Opunohu Bay (also spelled Ōpūnohu) is a 3-km long bay on the island of Moorea near Tahiti in French Polynesia. The water is 80 metres deep at the mouth. The bay is subject to wind-driven currents and upwellings. Sailboats and tour boats regularly enter the bay. Opunohu bay is west of Cook's Bay and Pao Pao.

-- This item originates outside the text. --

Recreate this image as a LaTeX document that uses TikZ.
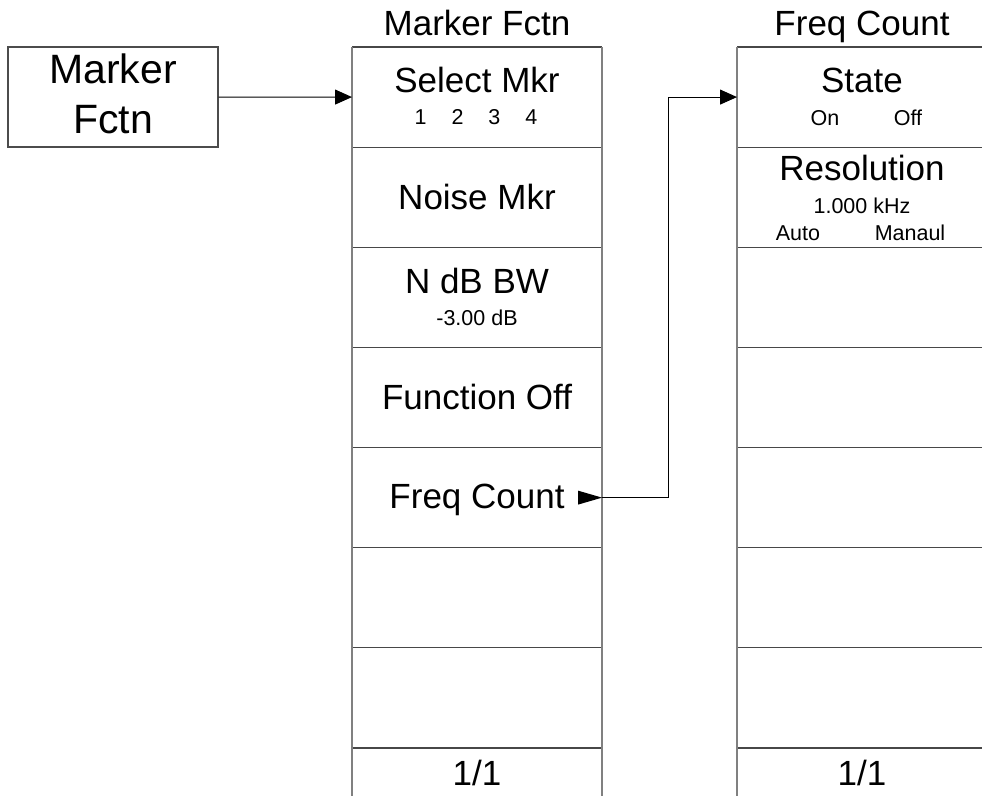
\documentclass[tikz,border=0pt]{standalone}
\usepackage{fontspec}
\setmainfont{Liberation Sans}
\usetikzlibrary{arrows.meta,calc}
\begin{document}
\begin{tikzpicture}[x=1pt,y=-1pt,
  cell/.style={draw=none,minimum width=250pt,minimum height=100.14pt,inner sep=0pt,outer sep=0pt},
  big/.style={font=\fontsize{41}{48}\selectfont,inner sep=0pt,anchor=base},
  lbl/.style={font=\fontsize{35}{42}\selectfont,inner sep=0pt,anchor=base},
  sm/.style={font=\fontsize{21.5}{25}\selectfont,inner sep=0pt,anchor=base},
  vline/.style={draw=black!50,line width=1.3pt},
  hline/.style={draw=black!72,line width=1.2pt},
  conn/.style={draw=black,line width=1pt},
  arr/.style={conn,-{Triangle[length=17pt,width=15pt]}}]
\path[use as bounding box] (0,0) rectangle (982,795);
\clip (0,0) rectangle (982,795);
% left box
\node[draw=black!70,line width=1.3pt,minimum width=210pt,minimum height=100pt,inner sep=0pt] (lb) at (113,97) {};
\node[big] (lbt1) at (113,83) {Marker};
\node[big] (lbt2) at (113,133) {Fctn};
% columns
\foreach \i in {1,...,8} {
  \node[cell] (m\i) at (477,{47+100.14*(\i-0.5)}) {};
  \node[cell] (r\i) at (862,{47+100.14*(\i-0.5)}) {};
}
\foreach \i in {1,...,8} {
  \draw[hline] (m\i.north west) -- (m\i.north east);
  \draw[hline] (r\i.north west) -- (r\i.north east);
}
\draw[vline] (m1.north west) -- (m8.south west);
\draw[vline] (m1.north east) -- (m8.south east);
\draw[vline] (r1.north west) -- (r8.south west);
% titles
\node[lbl] (tm) at (477,35) {Marker Fctn};
\node[lbl] (tr) at (862,35) {Freq Count};
% middle column labels
\node[lbl] (m1a) at (477,92) {Select Mkr};
\node[sm] (m1b) at (476,124) {1\hspace{25pt}2\hspace{25pt}3\hspace{25pt}4};
\node[lbl] (m2a) at (477,209) {Noise Mkr};
\node[lbl] (m3a) at (477,293) {N dB BW};
\node[sm] (m3b) at (477,325) {-3.00 dB};
\node[lbl] (m4a) at (477,409) {Function Off};
\node[lbl] (m5a) at (477,508) {Freq Count};
\node[lbl] (m8a) at (477,785) {1/1};
% right column labels
\node[lbl] (r1a) at (862,92) {State};
\node[sm] (r1b) at (825,125) {On};
\node[sm] (r1c) at (908,125) {Off};
\node[lbl] (r2a) at (862,180) {Resolution};
\node[sm] (r2b) at (862,213) {1.000 kHz};
\node[sm] (r2c) at (798,240) {Auto};
\node[sm] (r2d) at (910,240) {Manaul};
\node[lbl] (r8a) at (862,785) {1/1};
% triangle marker in Freq Count cell
\fill[black] (m5.east) -- ++(-24,-7) -- ++(0,14) -- cycle;
% connectors
\coordinate (bendx) at (668,300);
\draw[arr] (lb.east) -- (m1.west);
\draw[arr] (m5.east) -- (m5.east -| bendx) |- (r1.west);
\end{tikzpicture}
\end{document}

The British explorer Captain James Cook visited Mo'orea during his first voyage in 1769 to observe the transit of Venus, but Cook himself did not visit the island until his third voyage. He landed in Opunohu Bay on 30 September 1777, but later visited what is now Cook's Bay by land.

==Geography==
Opunohu bay is in western Moorea. It is separated from Cook's Bay by Mount Rotui. Mount Tohivea, Moorea's highest mountain, lies just to the south. Also visible from the bay to the south-west is Mou'aroa. The settlement of Papetoai is located to the west side of the bay with Piheana located on the east side.

==Tourism==
People mainly come into the bay to get to Papetoai. They mainly come to Papetoai to shop at the shopping center. Pao Pao is not too far away from the bay. Some people stop at a small road that goes all the way to Mount Tohivea with views of the two bays of Moorea. International flights land at the Faa'a International Airport on Tahiti. Tourists can reach Moorea by either ferry or airplane to Moorea Airport.